» Aim
Where a line holds the string "code", return that line.
═════ Records shown
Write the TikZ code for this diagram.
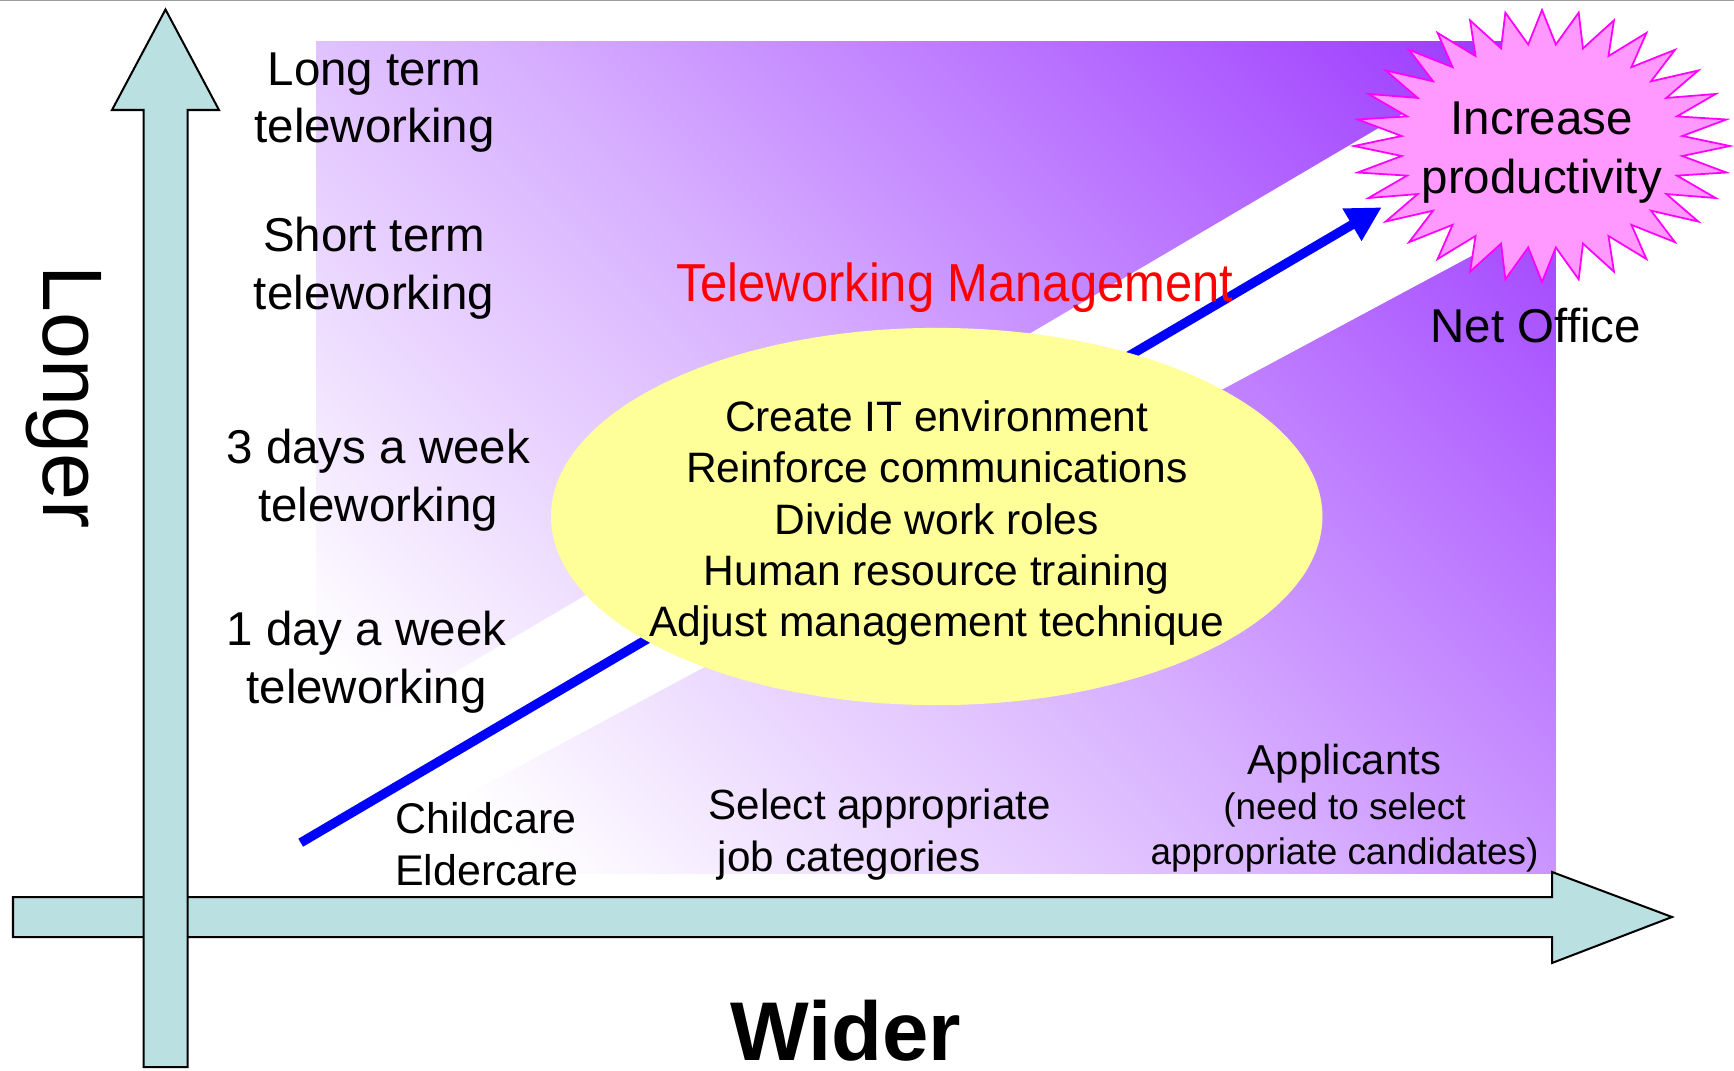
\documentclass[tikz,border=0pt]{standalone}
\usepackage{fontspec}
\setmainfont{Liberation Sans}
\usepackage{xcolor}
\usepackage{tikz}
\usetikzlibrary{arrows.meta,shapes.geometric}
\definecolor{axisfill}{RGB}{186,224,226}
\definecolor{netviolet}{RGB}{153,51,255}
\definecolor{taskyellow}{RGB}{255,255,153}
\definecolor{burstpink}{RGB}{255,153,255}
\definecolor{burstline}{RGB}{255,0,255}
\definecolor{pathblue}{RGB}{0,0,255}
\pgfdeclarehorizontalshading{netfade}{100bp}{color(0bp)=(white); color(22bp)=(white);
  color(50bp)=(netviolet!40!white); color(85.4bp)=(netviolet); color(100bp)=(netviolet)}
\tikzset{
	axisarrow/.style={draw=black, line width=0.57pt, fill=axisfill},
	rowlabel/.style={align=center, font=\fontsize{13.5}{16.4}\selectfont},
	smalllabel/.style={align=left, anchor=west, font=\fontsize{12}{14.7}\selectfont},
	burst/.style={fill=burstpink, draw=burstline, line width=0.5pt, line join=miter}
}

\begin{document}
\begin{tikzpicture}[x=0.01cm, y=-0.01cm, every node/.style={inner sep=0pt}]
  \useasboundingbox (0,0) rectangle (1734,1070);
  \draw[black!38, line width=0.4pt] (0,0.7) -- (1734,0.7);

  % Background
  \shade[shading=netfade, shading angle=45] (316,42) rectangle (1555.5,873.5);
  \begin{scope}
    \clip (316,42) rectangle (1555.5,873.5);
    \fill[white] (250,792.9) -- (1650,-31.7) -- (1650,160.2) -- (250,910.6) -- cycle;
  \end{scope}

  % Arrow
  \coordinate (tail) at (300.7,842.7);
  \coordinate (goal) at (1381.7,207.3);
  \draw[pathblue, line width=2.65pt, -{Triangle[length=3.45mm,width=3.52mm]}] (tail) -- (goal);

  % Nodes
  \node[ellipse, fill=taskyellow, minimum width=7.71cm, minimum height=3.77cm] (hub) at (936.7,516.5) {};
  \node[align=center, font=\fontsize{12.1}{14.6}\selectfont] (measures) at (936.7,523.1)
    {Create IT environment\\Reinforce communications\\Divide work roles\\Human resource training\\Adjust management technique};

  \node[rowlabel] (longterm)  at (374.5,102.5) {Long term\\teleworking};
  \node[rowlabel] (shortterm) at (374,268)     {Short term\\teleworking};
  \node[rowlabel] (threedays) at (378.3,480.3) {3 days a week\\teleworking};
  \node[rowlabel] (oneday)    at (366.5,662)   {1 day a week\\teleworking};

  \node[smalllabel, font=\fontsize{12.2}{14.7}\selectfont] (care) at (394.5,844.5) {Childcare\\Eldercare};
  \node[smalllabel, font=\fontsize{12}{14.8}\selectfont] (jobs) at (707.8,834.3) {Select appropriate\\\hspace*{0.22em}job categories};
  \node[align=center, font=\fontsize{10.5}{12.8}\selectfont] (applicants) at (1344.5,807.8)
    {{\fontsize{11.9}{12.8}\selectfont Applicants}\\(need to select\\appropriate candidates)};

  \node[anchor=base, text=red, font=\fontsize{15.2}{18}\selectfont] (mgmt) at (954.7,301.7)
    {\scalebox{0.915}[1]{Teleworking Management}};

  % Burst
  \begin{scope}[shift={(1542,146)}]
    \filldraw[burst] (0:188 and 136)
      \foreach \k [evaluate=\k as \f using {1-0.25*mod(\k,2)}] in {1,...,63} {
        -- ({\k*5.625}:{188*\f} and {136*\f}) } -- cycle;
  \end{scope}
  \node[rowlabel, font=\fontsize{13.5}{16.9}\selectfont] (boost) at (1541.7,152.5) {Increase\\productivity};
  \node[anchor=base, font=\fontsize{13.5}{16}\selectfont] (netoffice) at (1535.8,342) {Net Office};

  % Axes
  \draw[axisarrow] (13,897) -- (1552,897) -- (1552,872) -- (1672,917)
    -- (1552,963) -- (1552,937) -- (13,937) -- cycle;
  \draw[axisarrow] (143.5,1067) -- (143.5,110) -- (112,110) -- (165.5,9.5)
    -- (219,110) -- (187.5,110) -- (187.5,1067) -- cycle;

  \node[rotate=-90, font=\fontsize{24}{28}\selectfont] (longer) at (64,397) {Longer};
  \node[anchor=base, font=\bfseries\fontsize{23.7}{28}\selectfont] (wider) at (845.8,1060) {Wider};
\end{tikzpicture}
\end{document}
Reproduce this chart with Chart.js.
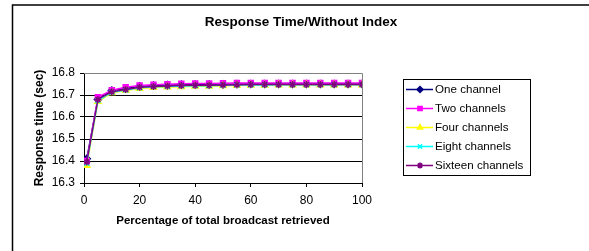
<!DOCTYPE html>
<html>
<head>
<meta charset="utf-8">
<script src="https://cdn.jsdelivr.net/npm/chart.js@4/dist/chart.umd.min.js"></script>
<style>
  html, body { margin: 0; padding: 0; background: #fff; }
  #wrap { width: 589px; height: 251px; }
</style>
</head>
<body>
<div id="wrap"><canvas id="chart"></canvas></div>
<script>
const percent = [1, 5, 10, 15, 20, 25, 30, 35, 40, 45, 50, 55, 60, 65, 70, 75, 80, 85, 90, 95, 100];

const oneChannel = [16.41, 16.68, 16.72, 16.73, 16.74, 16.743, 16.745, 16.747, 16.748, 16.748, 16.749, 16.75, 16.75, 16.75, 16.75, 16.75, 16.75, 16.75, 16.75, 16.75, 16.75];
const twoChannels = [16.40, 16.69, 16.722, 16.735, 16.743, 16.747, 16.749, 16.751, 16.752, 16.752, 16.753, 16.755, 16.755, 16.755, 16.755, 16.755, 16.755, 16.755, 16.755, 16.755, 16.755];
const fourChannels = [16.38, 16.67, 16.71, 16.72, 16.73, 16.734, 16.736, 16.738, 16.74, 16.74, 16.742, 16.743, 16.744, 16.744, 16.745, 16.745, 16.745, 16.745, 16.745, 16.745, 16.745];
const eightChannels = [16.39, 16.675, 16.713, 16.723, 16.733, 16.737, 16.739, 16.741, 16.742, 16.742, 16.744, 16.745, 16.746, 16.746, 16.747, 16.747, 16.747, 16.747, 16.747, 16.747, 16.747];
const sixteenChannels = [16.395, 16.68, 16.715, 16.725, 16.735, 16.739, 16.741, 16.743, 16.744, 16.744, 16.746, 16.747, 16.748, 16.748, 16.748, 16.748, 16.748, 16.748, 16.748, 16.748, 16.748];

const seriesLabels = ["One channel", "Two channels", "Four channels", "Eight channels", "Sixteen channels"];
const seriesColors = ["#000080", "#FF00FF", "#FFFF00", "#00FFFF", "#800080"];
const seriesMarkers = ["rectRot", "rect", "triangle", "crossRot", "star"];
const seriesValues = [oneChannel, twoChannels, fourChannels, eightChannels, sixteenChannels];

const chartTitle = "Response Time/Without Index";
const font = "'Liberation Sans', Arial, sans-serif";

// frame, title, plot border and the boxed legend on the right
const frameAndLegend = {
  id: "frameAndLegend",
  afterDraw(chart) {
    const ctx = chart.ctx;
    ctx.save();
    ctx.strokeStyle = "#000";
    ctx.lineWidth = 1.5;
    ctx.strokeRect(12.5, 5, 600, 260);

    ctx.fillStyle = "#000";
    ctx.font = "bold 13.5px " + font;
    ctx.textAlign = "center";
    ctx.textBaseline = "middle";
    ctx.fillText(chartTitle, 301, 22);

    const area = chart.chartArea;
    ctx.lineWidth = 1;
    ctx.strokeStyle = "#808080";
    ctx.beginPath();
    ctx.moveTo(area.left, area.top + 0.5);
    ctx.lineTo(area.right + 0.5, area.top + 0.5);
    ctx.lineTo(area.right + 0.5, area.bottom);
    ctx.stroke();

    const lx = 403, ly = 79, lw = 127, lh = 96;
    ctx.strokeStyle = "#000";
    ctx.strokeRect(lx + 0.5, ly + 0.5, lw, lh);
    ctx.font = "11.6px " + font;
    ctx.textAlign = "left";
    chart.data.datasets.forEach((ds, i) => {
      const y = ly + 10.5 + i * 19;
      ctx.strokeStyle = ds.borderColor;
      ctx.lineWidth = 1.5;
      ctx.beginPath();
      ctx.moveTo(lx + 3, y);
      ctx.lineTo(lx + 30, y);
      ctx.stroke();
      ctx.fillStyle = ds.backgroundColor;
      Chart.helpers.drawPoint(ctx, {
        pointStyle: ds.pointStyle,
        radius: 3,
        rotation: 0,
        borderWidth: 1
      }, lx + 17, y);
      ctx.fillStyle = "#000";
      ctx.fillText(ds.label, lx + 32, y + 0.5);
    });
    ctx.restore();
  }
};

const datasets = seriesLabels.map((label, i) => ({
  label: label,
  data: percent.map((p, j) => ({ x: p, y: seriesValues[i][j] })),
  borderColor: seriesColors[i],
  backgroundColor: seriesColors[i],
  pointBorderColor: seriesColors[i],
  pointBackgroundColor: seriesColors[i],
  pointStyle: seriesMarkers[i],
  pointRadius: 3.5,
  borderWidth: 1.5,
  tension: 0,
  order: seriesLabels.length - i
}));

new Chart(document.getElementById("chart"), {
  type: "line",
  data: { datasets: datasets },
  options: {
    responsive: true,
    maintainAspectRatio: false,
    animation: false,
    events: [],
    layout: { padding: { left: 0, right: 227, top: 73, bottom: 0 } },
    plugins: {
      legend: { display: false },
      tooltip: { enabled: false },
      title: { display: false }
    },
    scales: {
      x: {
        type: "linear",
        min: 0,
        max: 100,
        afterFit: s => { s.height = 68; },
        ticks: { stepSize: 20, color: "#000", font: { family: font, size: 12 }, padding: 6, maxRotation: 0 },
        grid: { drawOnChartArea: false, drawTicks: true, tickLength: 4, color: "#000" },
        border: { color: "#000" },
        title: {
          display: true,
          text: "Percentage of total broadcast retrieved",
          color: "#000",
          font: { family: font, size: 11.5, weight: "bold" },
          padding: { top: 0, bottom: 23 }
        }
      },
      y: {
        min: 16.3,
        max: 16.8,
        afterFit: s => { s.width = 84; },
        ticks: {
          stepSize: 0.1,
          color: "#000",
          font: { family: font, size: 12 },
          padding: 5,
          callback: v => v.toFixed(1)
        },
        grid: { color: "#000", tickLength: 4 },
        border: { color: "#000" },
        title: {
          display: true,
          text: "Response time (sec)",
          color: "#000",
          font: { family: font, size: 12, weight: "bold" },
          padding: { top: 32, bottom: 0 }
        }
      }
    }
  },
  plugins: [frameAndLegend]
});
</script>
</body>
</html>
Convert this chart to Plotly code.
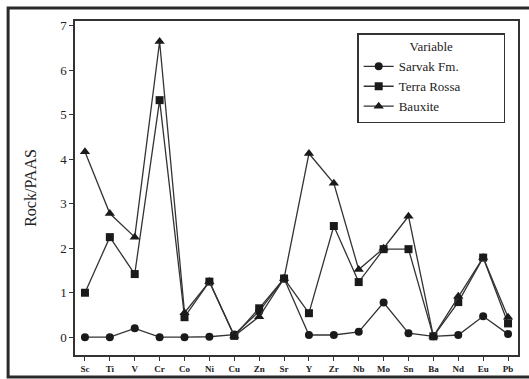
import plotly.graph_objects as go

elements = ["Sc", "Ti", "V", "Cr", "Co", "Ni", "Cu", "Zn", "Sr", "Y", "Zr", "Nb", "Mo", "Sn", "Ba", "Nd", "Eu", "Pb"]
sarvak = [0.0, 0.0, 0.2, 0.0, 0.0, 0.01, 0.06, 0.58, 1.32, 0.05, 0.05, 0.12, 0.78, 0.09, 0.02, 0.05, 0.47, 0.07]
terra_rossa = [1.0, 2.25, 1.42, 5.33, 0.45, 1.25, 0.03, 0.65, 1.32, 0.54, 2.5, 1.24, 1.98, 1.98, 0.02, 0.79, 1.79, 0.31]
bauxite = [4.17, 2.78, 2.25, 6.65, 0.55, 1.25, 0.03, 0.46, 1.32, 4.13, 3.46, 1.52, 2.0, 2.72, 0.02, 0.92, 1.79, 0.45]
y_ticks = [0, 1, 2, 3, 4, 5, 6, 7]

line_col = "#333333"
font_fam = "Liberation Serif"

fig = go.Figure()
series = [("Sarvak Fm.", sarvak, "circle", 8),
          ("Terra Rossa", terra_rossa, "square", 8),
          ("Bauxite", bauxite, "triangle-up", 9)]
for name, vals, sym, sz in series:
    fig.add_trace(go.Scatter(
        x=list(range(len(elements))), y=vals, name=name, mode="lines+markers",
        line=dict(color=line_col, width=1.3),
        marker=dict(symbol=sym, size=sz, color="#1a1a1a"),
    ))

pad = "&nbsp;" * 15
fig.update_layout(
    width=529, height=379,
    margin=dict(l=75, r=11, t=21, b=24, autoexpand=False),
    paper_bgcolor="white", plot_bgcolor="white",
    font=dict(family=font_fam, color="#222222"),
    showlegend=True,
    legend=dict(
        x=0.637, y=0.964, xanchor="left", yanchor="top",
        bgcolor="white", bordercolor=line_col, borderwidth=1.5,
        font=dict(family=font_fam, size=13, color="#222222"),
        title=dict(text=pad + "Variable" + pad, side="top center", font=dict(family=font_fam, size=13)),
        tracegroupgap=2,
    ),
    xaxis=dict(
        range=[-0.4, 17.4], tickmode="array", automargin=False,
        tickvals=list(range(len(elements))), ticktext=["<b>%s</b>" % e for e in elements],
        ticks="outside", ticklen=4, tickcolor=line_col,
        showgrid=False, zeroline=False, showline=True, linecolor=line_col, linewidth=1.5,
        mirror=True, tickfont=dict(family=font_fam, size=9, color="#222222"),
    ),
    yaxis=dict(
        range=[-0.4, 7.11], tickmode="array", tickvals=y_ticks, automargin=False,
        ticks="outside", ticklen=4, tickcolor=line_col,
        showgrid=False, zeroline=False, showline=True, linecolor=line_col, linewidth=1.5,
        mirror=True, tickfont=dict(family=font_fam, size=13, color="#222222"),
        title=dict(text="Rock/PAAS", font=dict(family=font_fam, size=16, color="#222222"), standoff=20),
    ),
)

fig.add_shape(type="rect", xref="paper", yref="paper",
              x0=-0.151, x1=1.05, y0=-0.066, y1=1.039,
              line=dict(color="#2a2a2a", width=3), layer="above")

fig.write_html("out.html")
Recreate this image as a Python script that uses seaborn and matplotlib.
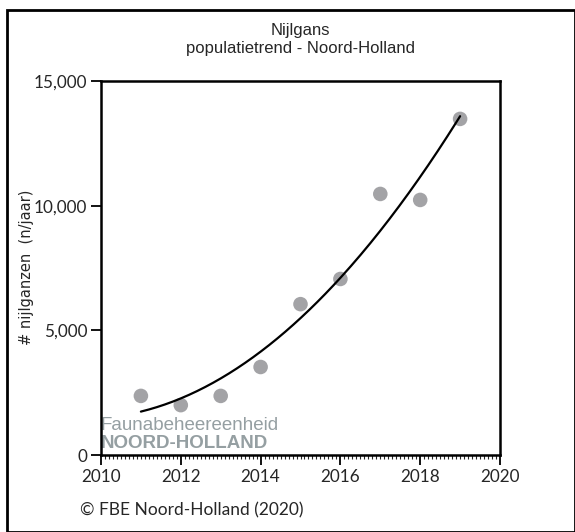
══════════
» Response to this task
Write the TikZ code for this diagram.
Convert this chart to Plotly code.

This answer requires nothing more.